Home schooling and working

If parents are expected to become home educators then working parents will have to be given sufficient hours away from work each day to enable this. Employers will need to be compensated

Why the contribution is important

Younger children when not in the classroom need input. At least at the beginning of an exercise. Parents cannot provide this input if they are also working. Employers have a reasonable expectation that employees be productive.

Add in pre school siblings to the mix and the parents time is even more important as otherwise they will interrupt the school child wanting to "join in"

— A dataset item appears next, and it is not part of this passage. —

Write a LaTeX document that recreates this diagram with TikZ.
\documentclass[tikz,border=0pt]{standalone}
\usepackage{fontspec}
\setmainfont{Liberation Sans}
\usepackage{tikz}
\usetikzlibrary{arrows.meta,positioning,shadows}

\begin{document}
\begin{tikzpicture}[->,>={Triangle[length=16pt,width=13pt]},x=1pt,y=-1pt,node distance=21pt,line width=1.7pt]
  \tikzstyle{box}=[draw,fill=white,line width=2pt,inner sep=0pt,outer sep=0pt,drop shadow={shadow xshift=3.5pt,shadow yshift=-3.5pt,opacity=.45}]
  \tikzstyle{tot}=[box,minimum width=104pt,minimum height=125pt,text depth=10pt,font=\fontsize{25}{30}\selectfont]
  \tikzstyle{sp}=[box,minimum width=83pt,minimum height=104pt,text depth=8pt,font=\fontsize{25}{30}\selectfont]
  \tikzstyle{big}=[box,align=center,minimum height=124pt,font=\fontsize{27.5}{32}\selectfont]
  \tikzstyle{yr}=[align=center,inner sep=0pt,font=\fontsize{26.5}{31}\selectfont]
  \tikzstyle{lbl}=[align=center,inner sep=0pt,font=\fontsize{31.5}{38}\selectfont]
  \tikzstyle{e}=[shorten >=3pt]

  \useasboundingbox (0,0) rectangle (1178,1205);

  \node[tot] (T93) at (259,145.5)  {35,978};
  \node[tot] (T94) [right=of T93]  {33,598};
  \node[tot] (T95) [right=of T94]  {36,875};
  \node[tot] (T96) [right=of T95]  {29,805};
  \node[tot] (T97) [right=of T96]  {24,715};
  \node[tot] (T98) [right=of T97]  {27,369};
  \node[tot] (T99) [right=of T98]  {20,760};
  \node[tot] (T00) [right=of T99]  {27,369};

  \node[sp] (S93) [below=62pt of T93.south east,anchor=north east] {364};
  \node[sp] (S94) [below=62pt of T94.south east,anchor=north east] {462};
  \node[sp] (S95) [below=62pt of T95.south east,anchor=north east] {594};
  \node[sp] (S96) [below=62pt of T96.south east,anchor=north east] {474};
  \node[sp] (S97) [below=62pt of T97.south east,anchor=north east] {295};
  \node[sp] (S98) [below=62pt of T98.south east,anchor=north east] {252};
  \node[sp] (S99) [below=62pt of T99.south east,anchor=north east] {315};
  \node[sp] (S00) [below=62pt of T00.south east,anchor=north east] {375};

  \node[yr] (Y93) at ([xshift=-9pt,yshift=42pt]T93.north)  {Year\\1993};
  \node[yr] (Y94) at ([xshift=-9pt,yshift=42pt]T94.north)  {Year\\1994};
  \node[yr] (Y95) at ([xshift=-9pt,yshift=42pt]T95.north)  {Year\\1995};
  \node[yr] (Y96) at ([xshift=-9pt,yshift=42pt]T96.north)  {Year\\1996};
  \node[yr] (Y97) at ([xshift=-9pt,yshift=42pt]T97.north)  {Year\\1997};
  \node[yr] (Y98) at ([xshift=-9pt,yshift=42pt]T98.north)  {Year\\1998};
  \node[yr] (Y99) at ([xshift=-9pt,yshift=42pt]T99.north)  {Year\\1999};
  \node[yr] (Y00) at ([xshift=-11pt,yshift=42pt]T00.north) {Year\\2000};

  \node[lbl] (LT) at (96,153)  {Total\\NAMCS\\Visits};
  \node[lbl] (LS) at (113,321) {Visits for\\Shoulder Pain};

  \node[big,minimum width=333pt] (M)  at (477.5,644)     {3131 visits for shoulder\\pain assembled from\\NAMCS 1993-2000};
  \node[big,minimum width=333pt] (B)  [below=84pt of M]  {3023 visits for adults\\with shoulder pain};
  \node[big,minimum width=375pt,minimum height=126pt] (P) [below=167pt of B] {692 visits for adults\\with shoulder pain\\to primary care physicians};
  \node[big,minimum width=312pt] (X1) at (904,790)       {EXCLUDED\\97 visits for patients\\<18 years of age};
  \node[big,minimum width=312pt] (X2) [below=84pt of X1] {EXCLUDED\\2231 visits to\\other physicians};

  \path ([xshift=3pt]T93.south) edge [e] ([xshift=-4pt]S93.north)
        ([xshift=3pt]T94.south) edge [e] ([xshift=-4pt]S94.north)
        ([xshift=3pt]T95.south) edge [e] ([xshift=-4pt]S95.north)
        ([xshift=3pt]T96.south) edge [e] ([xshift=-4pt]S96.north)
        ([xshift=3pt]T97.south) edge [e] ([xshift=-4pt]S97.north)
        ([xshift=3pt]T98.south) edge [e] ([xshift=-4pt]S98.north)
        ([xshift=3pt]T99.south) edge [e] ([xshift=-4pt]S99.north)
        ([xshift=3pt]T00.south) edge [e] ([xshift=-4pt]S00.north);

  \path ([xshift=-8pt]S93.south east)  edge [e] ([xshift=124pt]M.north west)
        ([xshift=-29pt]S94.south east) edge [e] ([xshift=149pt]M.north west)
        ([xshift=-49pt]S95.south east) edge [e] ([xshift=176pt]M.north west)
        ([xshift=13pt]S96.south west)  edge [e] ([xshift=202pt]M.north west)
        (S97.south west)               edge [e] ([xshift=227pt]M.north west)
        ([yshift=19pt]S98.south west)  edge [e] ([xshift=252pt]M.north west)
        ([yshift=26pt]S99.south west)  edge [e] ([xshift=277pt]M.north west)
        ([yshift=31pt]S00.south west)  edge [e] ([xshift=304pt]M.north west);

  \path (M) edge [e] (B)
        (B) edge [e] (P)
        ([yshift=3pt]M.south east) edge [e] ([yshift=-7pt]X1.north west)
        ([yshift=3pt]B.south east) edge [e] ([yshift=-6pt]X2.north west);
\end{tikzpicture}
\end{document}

by Eleanormullan on May 09, 2020 at 07:50AM

Current Rating

Average rating: 4.3
Based on: 8 votes


  • Posted by Frosy87 May 09, 2020 at 08:24

    Parents are not expected to become home educators, teachers are still doing this. You need to support and care for your child.
  • Posted by Slaurand May 09, 2020 at 08:31

    Or people with care duties/ home schooling will need to reduce their hours and be compensated directly. Time to look at universal income? Or extending maternity/paternity leave and statutory pay? I would be willing to reduce hours but if it's for years I'd want to know that I would be able to increase my hours again once my care responsibility was reduced.
  • Posted by cherry May 09, 2020 at 08:59

    I agree, we are being expected to do two jobs whilst most teachers are barely doing one. The leaders of their profession need to be careful as we are all asking ourselves what are teachers doing? Do we need them if we can teach our children ourselves ( certainly primary teachers anyway). Vulnerable children need a secure place to be, but for others, parents are probably teaching their children more than they would get at school. Teachers need to step up to the mark. There is huge variation, with some doing nothing and others trying their best.
  • Posted by Frosy87 May 09, 2020 at 09:18

    Teachers are teaching. They are supporting children online. They are stepping up.
    If you don't know what your children's teachers are doing ask. My children's teachers are online and contactable to support throughout the day. When we send work back we get written and video feedback. Teachers are not sat doing nothing. And if you are struggling with your own children perhaps you should appreciate teachers who manage to educate 30.
  • Posted by Aham25 May 09, 2020 at 10:58

    Teachers are barely doing one job?! Interesting as a teacher I am working in the hubs to support key workers children whilst also providing online daily learning, feedback, reporting, online weekly staff meetings, contacting families, writing policies, undertaking online modules, looking after my own two children and homeschooling them! Currently at about 55 hours work a week last time I checked! I am saddened to hear that some are not stepping up as this is certainly not the case in the local schools I know of where teachers are delivering meals, working 12 hour shifts and holidays in hubs. We are certainly not sitting doing nothing I can assure you.
  • Posted by Cloball May 09, 2020 at 11:05

    I am dumbfounded that individuals think teachers are ‘barley doing anything’ and that they are calling into question the need for teachers after this pandemic. There are no expectations for parents and carers to become home educators, the most important aspect is the wellbeing of children and families. Teachers are on hand and contactable 24 hours a day now through online learning and are doing everything they can to support children and continue their learning.
  • Posted by TEACHER66 May 09, 2020 at 11:29

    I am insulted by the comment about teachers 'barely doing anything'.
    I am planning lessons, posting videos of what I'm teaching to the children, phoning parents, attending staff meetings (via Zoom) and I'm contactable from 7am until about 11pm (when I finally put my laptop away). For me, this has included weekends and yesterday's bank holiday. I do not bridge that for a minute because I am passionate about my profession and I care about the children in my class.
    My colleagues are the same and some of them have young children to care for. We are doing our best to keep in touch with our pupils. There seems to be a lot of pressure on schools to re-open, based on 'evidence' that young people are rarely affected by this virus. Who do the public think are actually in schools, educating and caring for these young people? Are we just collateral damage? Half of the teachers I work with are either in the high risk category, or in the very high risk category, with shielding letters. Some of the children live in households where they have parents and siblings who are shielding.
    This virus is not going to go away. So, I would appreciate it if the people who are vilifying my profession, could come up with a solution, based on evidence, as to how we best safeguard our pupils and staff should the schools reopen.
  • Posted by cdgilmour May 09, 2020 at 16:26

    I also insulted by the naivety of individuals who assume that teachers are doing nothing. I am working longer hours now, than I have ever done, along with home schooling my own child. I am happy to continue this way, as the safety of all must be a priority. I have seen a number of children progress considerably with their work out-with the school environment in the absence of bullying and peer pressure from others in the class. I would suggest that those who are not happy contact their school and I am sure they will only to willing to listen to their fears.